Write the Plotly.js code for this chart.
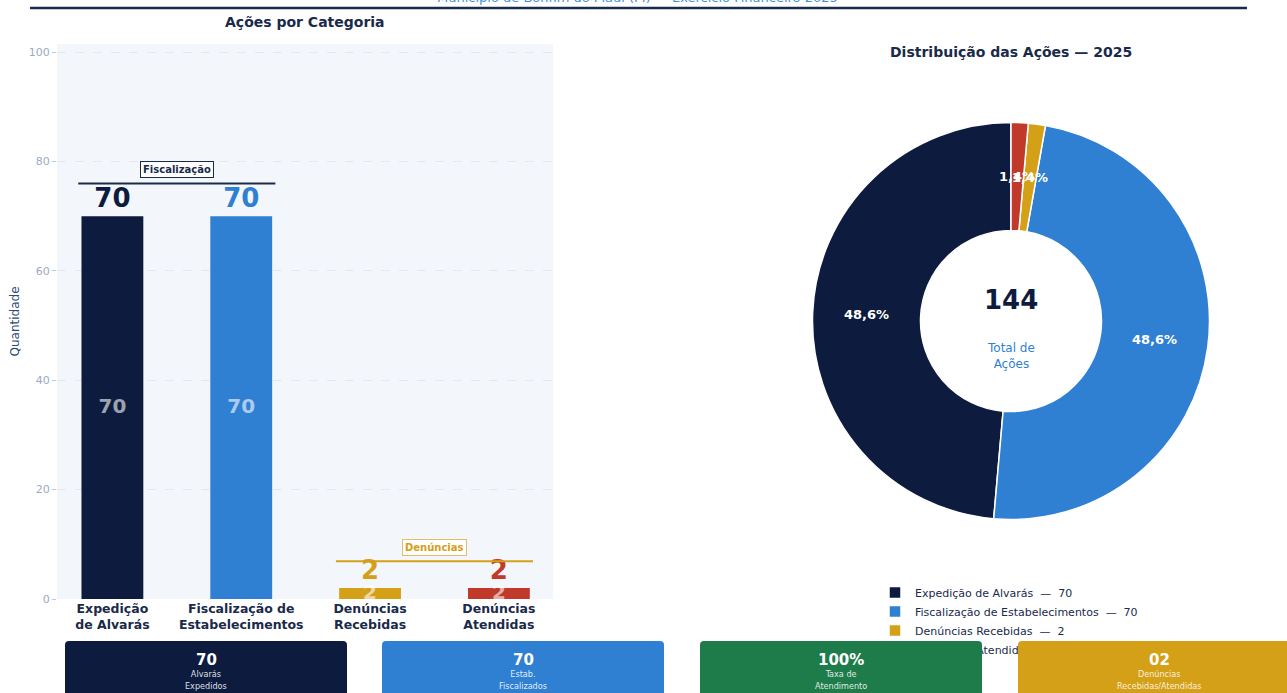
<!DOCTYPE html>
<html>
<head>
<meta charset="utf-8">
<script src="https://cdn.plot.ly/plotly-3.0.1.min.js"></script>
<style>
  html, body { margin: 0; padding: 0; background: #ffffff; }
  #wrap { position: relative; width: 1287px; height: 693px; overflow: hidden; }
  #main, #cards { position: absolute; left: 0; top: 0; width: 1287px; height: 693px; }
  #cards { pointer-events: none; }
</style>
</head>
<body>
<div id="wrap">
  <div id="main"></div>
  <div id="cards"></div>
</div>
<script>
// ---------- data ----------
const categories = ['Expedição de Alvarás', 'Fiscalização de Estabelecimentos', 'Denúncias Recebidas', 'Denúncias Atendidas'];
const tickLabels = ['Expedição<br>de Alvarás', 'Fiscalização de<br>Estabelecimentos', 'Denúncias<br>Recebidas', 'Denúncias<br>Atendidas'];
const values = [70, 70, 2, 2];
const barColors = ['#0d1b3e', '#2f7fd3', '#d4a017', '#c0392b'];
const yTicks = [0, 20, 40, 60, 80, 100];

const groupNames = ['Fiscalização', 'Denúncias'];
const groupColors = ['#1a2a4a', '#d4a017'];

const cardValues = ['70', '70', '100%', '02'];
const cardLabels = ['Alvarás<br>Expedidos', 'Estab.<br>Fiscalizados', 'Taxa de<br>Atendimento', 'Denúncias<br>Recebidas/Atendidas'];
const cardColors = ['#0d1b3e', '#2f7fd3', '#1e7b4a', '#d4a017'];

const subtitle = 'Município de Bonfim do Piauí (PI) — Exercício Financeiro 2025';
const barTitle = 'Ações por Categoria';
const pieTitle = 'Distribuição das Ações — 2025';

// ---------- helpers ----------
const W = 1287, H = 693;
const px = x => x / W;
const py = y => 1 - y / H;
const FONT = 'DejaVu Sans, sans-serif';
const NAVY = '#1a2a4a';

const total = values.reduce((a, b) => a + b, 0);
const pctText = values.map(v => (v / total * 100).toFixed(1).replace('.', ',') + '%');
const legendLabels = categories.map((c, i) => c + '  —  ' + values[i]);

// pie geometry (pixels)
const pieCx = 1011, pieCy = 321, pieR = 198.5, holeFrac = 0.456;
const firstDeg = values[0] / total * 360;

// ---------- traces ----------
const barTrace = {
  type: 'bar',
  x: categories,
  y: values,
  marker: { color: barColors },
  width: 0.48,
  text: values.map(String),
  textposition: 'outside',
  textfont: { family: FONT, size: 26, color: barColors, weight: 'bold' },
  cliponaxis: false,
  showlegend: false,
  hoverinfo: 'skip',
  xaxis: 'x', yaxis: 'y'
};

const innerText = {
  type: 'scatter',
  mode: 'text',
  x: categories,
  y: values.map(v => v / 2),
  text: values.map(String),
  textfont: { family: FONT, size: 20, color: 'rgba(255,255,255,0.6)', weight: 'bold' },
  cliponaxis: false,
  showlegend: false,
  hoverinfo: 'skip',
  xaxis: 'x', yaxis: 'y'
};

const pieTrace = {
  type: 'pie',
  labels: legendLabels,
  values: values,
  sort: false,
  direction: 'counterclockwise',
  rotation: -firstDeg,
  hole: holeFrac,
  marker: { colors: barColors, line: { color: '#ffffff', width: 1.5 } },
  textinfo: 'none',
  domain: { x: [px(pieCx - pieR), px(pieCx + pieR)], y: [py(pieCy + pieR), py(pieCy - pieR)] },
  hoverinfo: 'skip'
};

// ---------- brackets ----------
const groupSpans = [[0, 1], [2, 3]];
const groupLineY = [76, 6.9];
const groupLabelY = [78.6, 9.5];
const shapes = [];
const annotations = [];

groupSpans.forEach((s, i) => {
  shapes.push({
    type: 'line', xref: 'x', yref: 'y',
    x0: s[0] - 0.265, x1: s[1] + 0.265, y0: groupLineY[i], y1: groupLineY[i],
    line: { color: groupColors[i], width: 2 }
  });
  annotations.push({
    xref: 'x', yref: 'y', x: (s[0] + s[1]) / 2, y: groupLabelY[i],
    text: '<b>' + groupNames[i] + '</b>', showarrow: false,
    font: { family: FONT, size: 10, color: groupColors[i] },
    bgcolor: '#ffffff', bordercolor: i === 0 ? '#1a2a4a' : '#e0be6a', borderwidth: 1, borderpad: 2
  });
});

// pie percentage labels at the middle of the ring (angles from the data, counterclockwise from 12 o'clock)
{
  const rMid = pieR * (1 + holeFrac) / 2;
  let acc = 0;
  values.forEach((v, i) => {
    const mid = (acc + v / 2) / total * 2 * Math.PI;
    acc += v;
    const x = pieCx - rMid * Math.sin(mid);
    const y = pieCy - rMid * Math.cos(mid);
    annotations.push({
      xref: 'paper', yref: 'paper', x: px(x), y: py(y), xanchor: 'center', yanchor: 'middle',
      text: '<b>' + pctText[i] + '</b>', showarrow: false,
      font: { family: FONT, size: 13, color: '#ffffff' }
    });
  });
}

// header line
shapes.push({
  type: 'line', xref: 'paper', yref: 'paper',
  x0: px(30), x1: px(1247), y0: py(8), y1: py(8),
  line: { color: NAVY, width: 2.5 }
});

annotations.push(
  { xref: 'paper', yref: 'paper', x: px(637), y: py(7), yanchor: 'bottom', xanchor: 'center',
    text: subtitle, showarrow: false, font: { family: FONT, size: 13, color: '#4a90d9' } },
  { xref: 'paper', yref: 'paper', x: px(305), y: py(22), yanchor: 'middle', xanchor: 'center',
    text: '<b>' + barTitle + '</b>', showarrow: false, font: { family: FONT, size: 14, color: NAVY } },
  { xref: 'paper', yref: 'paper', x: px(pieCx), y: py(52), yanchor: 'middle', xanchor: 'center',
    text: '<b>' + pieTitle + '</b>', showarrow: false, font: { family: FONT, size: 14, color: NAVY } },
  { xref: 'paper', yref: 'paper', x: px(pieCx), y: py(300), yanchor: 'middle', xanchor: 'center',
    text: '<b>' + total + '</b>', showarrow: false, font: { family: FONT, size: 26, color: '#0d1b3e' } },
  { xref: 'paper', yref: 'paper', x: px(pieCx), y: py(356), yanchor: 'middle', xanchor: 'center',
    text: 'Total de<br>Ações', showarrow: false, font: { family: FONT, size: 12, color: '#2f7fd3' } }
);

const layout = {
  width: W, height: H,
  margin: { l: 0, r: 0, t: 0, b: 0 },
  paper_bgcolor: '#ffffff',
  plot_bgcolor: '#f3f6fb',
  font: { family: FONT },
  showlegend: true,
  xaxis: {
    domain: [px(57), px(553)],
    type: 'category',
    categoryarray: categories,
    range: [-0.43, 3.42],
    tickvals: categories,
    ticktext: tickLabels.map(t => '<b>' + t.replace('<br>', '</b><br><b>') + '</b>'),
    tickfont: { family: FONT, size: 12.5, color: NAVY },
    ticks: '', showgrid: false, zeroline: false, showline: false,
    fixedrange: true
  },
  yaxis: {
    domain: [py(599), py(44)],
    range: [0, 101.5],
    tickvals: yTicks,
    ticks: 'outside', ticklen: 4, tickcolor: '#c0cadb',
    tickfont: { family: FONT, size: 11, color: '#9aaac4' },
    showgrid: true, gridcolor: '#e4e9f1', griddash: 'dash', gridwidth: 1,
    zeroline: false, showline: false,
    title: { text: 'Quantidade', font: { family: FONT, size: 12, color: '#2c4a7a' }, standoff: 6 },
    fixedrange: true
  },
  legend: {
    x: px(875), y: py(578), xanchor: 'left', yanchor: 'top',
    font: { family: FONT, size: 11, color: NAVY },
    bgcolor: 'rgba(255,255,255,0)', borderwidth: 0,
    itemclick: false, itemdoubleclick: false
  },
  shapes: shapes,
  annotations: annotations
};

Plotly.newPlot('main', [barTrace, innerText, pieTrace], layout, { displayModeBar: false, staticPlot: true });

// ---------- KPI cards (overlay) ----------
const cardX = [65, 382, 700, 1018];
const cardW = 282, cardTop = 641, cardBottom = 720, rad = 4;
const cardShapes = [];
const cardAnn = [];
cardValues.forEach((v, i) => {
  const x0 = cardX[i], x1 = x0 + cardW, y0 = cardTop, y1 = cardBottom;
  const path = `M ${x0} ${y1} L ${x0} ${y0 + rad} Q ${x0} ${y0} ${x0 + rad} ${y0} L ${x1 - rad} ${y0} Q ${x1} ${y0} ${x1} ${y0 + rad} L ${x1} ${y1} Z`;
  cardShapes.push({ type: 'path', xref: 'x', yref: 'y', path: path, fillcolor: cardColors[i], line: { width: 0 } });
  cardAnn.push(
    { xref: 'x', yref: 'y', x: x0 + cardW / 2, y: 660, text: '<b>' + v + '</b>', showarrow: false,
      font: { family: FONT, size: 15, color: '#ffffff' }, yanchor: 'middle' },
    { xref: 'x', yref: 'y', x: x0 + cardW / 2, y: 680, text: cardLabels[i], showarrow: false,
      font: { family: 'DejaVu Sans Condensed, DejaVu Sans, sans-serif', size: 9, color: 'rgba(255,255,255,0.88)' }, yanchor: 'middle' }
  );
});

Plotly.newPlot('cards', [], {
  width: W, height: H,
  margin: { l: 0, r: 0, t: 0, b: 0 },
  paper_bgcolor: 'rgba(0,0,0,0)', plot_bgcolor: 'rgba(0,0,0,0)',
  xaxis: { range: [0, W], visible: false, fixedrange: true },
  yaxis: { range: [H, 0], visible: false, fixedrange: true },
  shapes: cardShapes,
  annotations: cardAnn,
  showlegend: false
}, { displayModeBar: false, staticPlot: true });
</script>
</body>
</html>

::::::::

# EXERCISE DESCRIPTION:
Take the material above from its first line through the line holding "const cardColors = ['#0d1b3e', '#2f7fd3', '#1e7b4a', '#d4a017'];" and set it down exactly, without the pictures.

# RESULT OF THIS EXERCISE:
Write the Plotly.js code for this chart.
<!DOCTYPE html>
<html>
<head>
<meta charset="utf-8">
<script src="https://cdn.plot.ly/plotly-3.0.1.min.js"></script>
<style>
  html, body { margin: 0; padding: 0; background: #ffffff; }
  #wrap { position: relative; width: 1287px; height: 693px; overflow: hidden; }
  #main, #cards { position: absolute; left: 0; top: 0; width: 1287px; height: 693px; }
  #cards { pointer-events: none; }
</style>
</head>
<body>
<div id="wrap">
  <div id="main"></div>
  <div id="cards"></div>
</div>
<script>
// ---------- data ----------
const categories = ['Expedição de Alvarás', 'Fiscalização de Estabelecimentos', 'Denúncias Recebidas', 'Denúncias Atendidas'];
const tickLabels = ['Expedição<br>de Alvarás', 'Fiscalização de<br>Estabelecimentos', 'Denúncias<br>Recebidas', 'Denúncias<br>Atendidas'];
const values = [70, 70, 2, 2];
const barColors = ['#0d1b3e', '#2f7fd3', '#d4a017', '#c0392b'];
const yTicks = [0, 20, 40, 60, 80, 100];

const groupNames = ['Fiscalização', 'Denúncias'];
const groupColors = ['#1a2a4a', '#d4a017'];

const cardValues = ['70', '70', '100%', '02'];
const cardLabels = ['Alvarás<br>Expedidos', 'Estab.<br>Fiscalizados', 'Taxa de<br>Atendimento', 'Denúncias<br>Recebidas/Atendidas'];
const cardColors = ['#0d1b3e', '#2f7fd3', '#1e7b4a', '#d4a017'];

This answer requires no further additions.